Fix: Increase the required quota or free some required resource.
- Check your GCP credentials. Ensure that the GCP credentials used to provision resources through
cloudkit are valid and have the appropriate permissions. Verify this by checking the GCP credential
JSON file used by cloudkit and confirming that they have the necessary
permissions.
google: could not find default credentials. See https://cloud.google.com/docs/authentication/external/set-up-adc for more information
- Cluster creation failure due to transient network errors:
- In some circumstances it might be possible to encounter latent network issues may be encountered while deploying new cluster resources.
- If this is encountered, rerun the
./cloudkit
command with the same parameters. - The cloudkit logs might list something like:
Error waiting for instance to create: error while retrieving operation: Get \"https://compute.googleapis.com/compute/v1/projects/<PROJECT_ID>/zones/us-east1-b/operations/operation-1696304597507-1111111-e49f6fc6-a5b7ecc4?alt=json&prettyPrint=false\": http2: client connection lost
- If the problem still persists after rerunning the command, delete the existing cluster and create a new cluster.
- If an IBM Storage Scale related problem is suspected, collect data by running a gpfs.snap. Upload this gpfs.snap to the IBM Storage Scale support ticket that is opened.
- Plan your network infrastructure to ensure a reliable communication between installer node and
cloud. In jump host based connectivity, it could take little longer for
ssh
to reach the node, if there is a network drop, it is recommended to re-run.
Plug-in load errors
Cluster creation fails while the terraform plug-in is loading and the following error message appears:
Error: Failed to load plugin schemas
Error: while loading schemas for plugin components: Failed to obtain schema: Could not load the schema for provider
Fix: Rerun the ./cloudkit command with the same parameters.
Delete cluster issue
- If any GCP resources have been provisioned into the VPC outside of the cloudkit, the cloudkit delete command will be unable to delete these manually created resources. In this case, all resources created outside of the cloudkit must be deleted manually before the cloudkit delete operation can be executed.
When this issue occurs, the following message may be displayed:
I: Destroy all remote objects managed by terraform (instance_template) configuration.
I: Destroy all remote objects managed by terraform (bastion_template) configuration.
I: Destroy all remote objects managed by terraform (vpc_template) configuration.
E: Delete cluster received error: exit status 1
Fix: Manually clean the cloud resources and contact IBM Support.
Grant filesystem issue
- Check for errors in cloudkit logs. Cloudkit produces logs that detail any errors or issues encountered during the provisioning and configuration process. Review the logs to identify any specific errors or issues that may be causing problems.
- If the logs indicate a failure in accessing the IBM Storage Scale management GUI, ensure that the credentials provided for accessing the GUI are correct and rerun if necessary after rectifying the credentials.
Transient network errors
- In some circumstances it might be possible to encounter latent network issues may be encountered while deploying new cluster resources.
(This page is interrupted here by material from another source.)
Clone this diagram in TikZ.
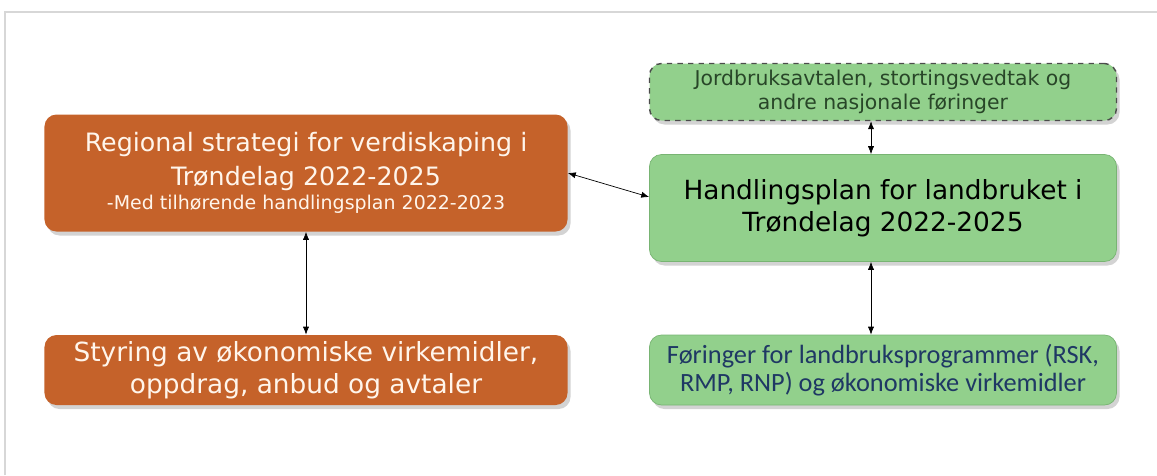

- If this is encountered, rerun the
./cloudkit
command with the same parameters. - The cloudkit logs might list something
like:
"Failed to connect to the host via ssh: Connection timed out during banner exchange"
Revoke file system issue
- Check for errors in cloudkit logs. Cloudkit produces logs that detail any errors or issues encountered during the provisioning and configuration process. Review the logs to identify any specific errors or issues that may be causing problems.
- If the logs indicate a failure in accessing the IBM Storage Scale management GUI, ensure that the credentials provided for accessing the GUI are correct and rerun if necessary after rectifying the credentials.
Transient Network errors
- In some circumstances it might be possible to encounter latent network issues when deploying new cluster resources.
- If this is encountered, rerun the
./cloudkit
command with the same parameters. - The cloudkit logs might list something
like:
"Failed to connect to the host via ssh: Connection timed out during banner exchange"
Edit cluster issue
Quorum node issues
After running edit on any cluster, the following GPFS TIPS is displayed if you run the mmhealth node show command:
GPFS TIPS 1 hour ago callhome_not_enabled, quorum_too_little_nodes
This means that the edit operation is not assigning any new quorum node.
Fix: You need to manually assign additional quorum node from the newly added nodes.